#### [Dataset content]

========================================

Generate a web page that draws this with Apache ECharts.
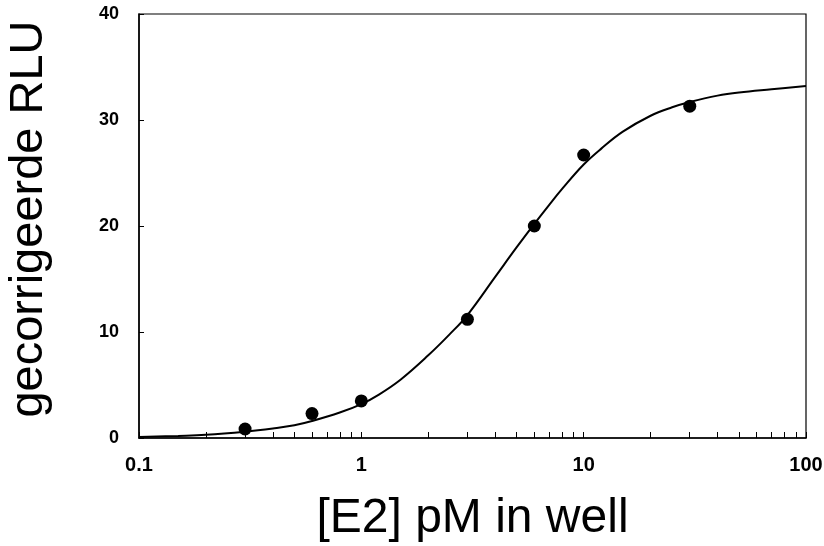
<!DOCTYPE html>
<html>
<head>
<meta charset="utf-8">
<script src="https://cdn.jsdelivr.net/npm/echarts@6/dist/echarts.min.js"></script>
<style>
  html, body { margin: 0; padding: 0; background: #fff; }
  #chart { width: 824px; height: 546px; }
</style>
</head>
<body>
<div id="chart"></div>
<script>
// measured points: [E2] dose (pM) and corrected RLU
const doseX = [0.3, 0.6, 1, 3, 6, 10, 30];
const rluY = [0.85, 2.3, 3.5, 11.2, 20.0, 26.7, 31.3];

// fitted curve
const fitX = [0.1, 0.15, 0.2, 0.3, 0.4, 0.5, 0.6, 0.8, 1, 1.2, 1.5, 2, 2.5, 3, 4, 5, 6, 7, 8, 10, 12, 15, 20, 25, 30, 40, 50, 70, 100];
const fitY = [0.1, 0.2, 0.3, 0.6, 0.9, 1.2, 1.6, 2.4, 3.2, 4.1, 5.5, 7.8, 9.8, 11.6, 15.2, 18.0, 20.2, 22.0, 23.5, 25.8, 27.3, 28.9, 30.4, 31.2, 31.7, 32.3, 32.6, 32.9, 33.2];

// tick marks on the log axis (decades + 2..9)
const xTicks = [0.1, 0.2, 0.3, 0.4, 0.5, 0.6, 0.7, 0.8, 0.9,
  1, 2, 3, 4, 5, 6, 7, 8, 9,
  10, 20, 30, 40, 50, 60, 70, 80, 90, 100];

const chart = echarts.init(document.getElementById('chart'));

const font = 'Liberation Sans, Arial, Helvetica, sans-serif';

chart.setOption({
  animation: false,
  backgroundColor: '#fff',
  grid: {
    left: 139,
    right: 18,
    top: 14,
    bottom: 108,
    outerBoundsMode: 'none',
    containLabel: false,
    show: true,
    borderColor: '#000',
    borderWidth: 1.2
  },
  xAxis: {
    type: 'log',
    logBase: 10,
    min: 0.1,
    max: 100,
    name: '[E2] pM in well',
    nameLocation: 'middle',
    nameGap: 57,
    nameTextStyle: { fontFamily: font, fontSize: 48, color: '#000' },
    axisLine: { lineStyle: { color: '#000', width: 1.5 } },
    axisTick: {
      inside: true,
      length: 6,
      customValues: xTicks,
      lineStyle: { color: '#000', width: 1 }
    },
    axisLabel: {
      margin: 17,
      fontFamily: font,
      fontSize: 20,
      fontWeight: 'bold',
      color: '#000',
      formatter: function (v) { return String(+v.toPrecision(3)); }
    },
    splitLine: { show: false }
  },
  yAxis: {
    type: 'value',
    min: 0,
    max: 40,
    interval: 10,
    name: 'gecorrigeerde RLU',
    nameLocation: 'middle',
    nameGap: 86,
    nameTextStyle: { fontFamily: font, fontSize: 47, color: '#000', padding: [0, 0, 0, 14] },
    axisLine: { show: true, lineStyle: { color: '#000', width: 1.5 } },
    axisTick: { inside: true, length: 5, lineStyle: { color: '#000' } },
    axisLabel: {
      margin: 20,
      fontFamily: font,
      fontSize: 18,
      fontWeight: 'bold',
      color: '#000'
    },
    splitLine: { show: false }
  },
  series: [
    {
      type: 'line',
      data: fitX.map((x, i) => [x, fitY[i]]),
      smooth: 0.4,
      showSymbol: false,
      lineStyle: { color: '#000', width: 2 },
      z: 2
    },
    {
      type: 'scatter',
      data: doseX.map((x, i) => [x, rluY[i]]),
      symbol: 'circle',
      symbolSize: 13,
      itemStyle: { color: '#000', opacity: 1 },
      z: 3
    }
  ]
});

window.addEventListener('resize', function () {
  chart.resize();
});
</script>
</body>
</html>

========================================

#### [Requirements]
Without the pictures, write out the whole listing above exactly as it appears.

#### [Solution to this exercise]
Generate a web page that draws this with Apache ECharts.
<!DOCTYPE html>
<html>
<head>
<meta charset="utf-8">
<script src="https://cdn.jsdelivr.net/npm/echarts@6/dist/echarts.min.js"></script>
<style>
  html, body { margin: 0; padding: 0; background: #fff; }
  #chart { width: 824px; height: 546px; }
</style>
</head>
<body>
<div id="chart"></div>
<script>
// measured points: [E2] dose (pM) and corrected RLU
const doseX = [0.3, 0.6, 1, 3, 6, 10, 30];
const rluY = [0.85, 2.3, 3.5, 11.2, 20.0, 26.7, 31.3];

// fitted curve
const fitX = [0.1, 0.15, 0.2, 0.3, 0.4, 0.5, 0.6, 0.8, 1, 1.2, 1.5, 2, 2.5, 3, 4, 5, 6, 7, 8, 10, 12, 15, 20, 25, 30, 40, 50, 70, 100];
const fitY = [0.1, 0.2, 0.3, 0.6, 0.9, 1.2, 1.6, 2.4, 3.2, 4.1, 5.5, 7.8, 9.8, 11.6, 15.2, 18.0, 20.2, 22.0, 23.5, 25.8, 27.3, 28.9, 30.4, 31.2, 31.7, 32.3, 32.6, 32.9, 33.2];

// tick marks on the log axis (decades + 2..9)
const xTicks = [0.1, 0.2, 0.3, 0.4, 0.5, 0.6, 0.7, 0.8, 0.9,
  1, 2, 3, 4, 5, 6, 7, 8, 9,
  10, 20, 30, 40, 50, 60, 70, 80, 90, 100];

const chart = echarts.init(document.getElementById('chart'));

const font = 'Liberation Sans, Arial, Helvetica, sans-serif';

chart.setOption({
  animation: false,
  backgroundColor: '#fff',
  grid: {
    left: 139,
    right: 18,
    top: 14,
    bottom: 108,
    outerBoundsMode: 'none',
    containLabel: false,
    show: true,
    borderColor: '#000',
    borderWidth: 1.2
  },
  xAxis: {
    type: 'log',
    logBase: 10,
    min: 0.1,
    max: 100,
    name: '[E2] pM in well',
    nameLocation: 'middle',
    nameGap: 57,
    nameTextStyle: { fontFamily: font, fontSize: 48, color: '#000' },
    axisLine: { lineStyle: { color: '#000', width: 1.5 } },
    axisTick: {
      inside: true,
      length: 6,
      customValues: xTicks,
      lineStyle: { color: '#000', width: 1 }
    },
    axisLabel: {
      margin: 17,
      fontFamily: font,
      fontSize: 20,
      fontWeight: 'bold',
      color: '#000',
      formatter: function (v) { return String(+v.toPrecision(3)); }
    },
    splitLine: { show: false }
  },
  yAxis: {
    type: 'value',
    min: 0,
    max: 40,
    interval: 10,
    name: 'gecorrigeerde RLU',
    nameLocation: 'middle',
    nameGap: 86,
    nameTextStyle: { fontFamily: font, fontSize: 47, color: '#000', padding: [0, 0, 0, 14] },
    axisLine: { show: true, lineStyle: { color: '#000', width: 1.5 } },
    axisTick: { inside: true, length: 5, lineStyle: { color: '#000' } },
    axisLabel: {
      margin: 20,
      fontFamily: font,
      fontSize: 18,
      fontWeight: 'bold',
      color: '#000'
    },
    splitLine: { show: false }
  },
  series: [
    {
      type: 'line',
      data: fitX.map((x, i) => [x, fitY[i]]),
      smooth: 0.4,
      showSymbol: false,
      lineStyle: { color: '#000', width: 2 },
      z: 2
    },
    {
      type: 'scatter',
      data: doseX.map((x, i) => [x, rluY[i]]),
      symbol: 'circle',
      symbolSize: 13,
      itemStyle: { color: '#000', opacity: 1 },
      z: 3
    }
  ]
});

window.addEventListener('resize', function () {
  chart.resize();
});
</script>
</body>
</html>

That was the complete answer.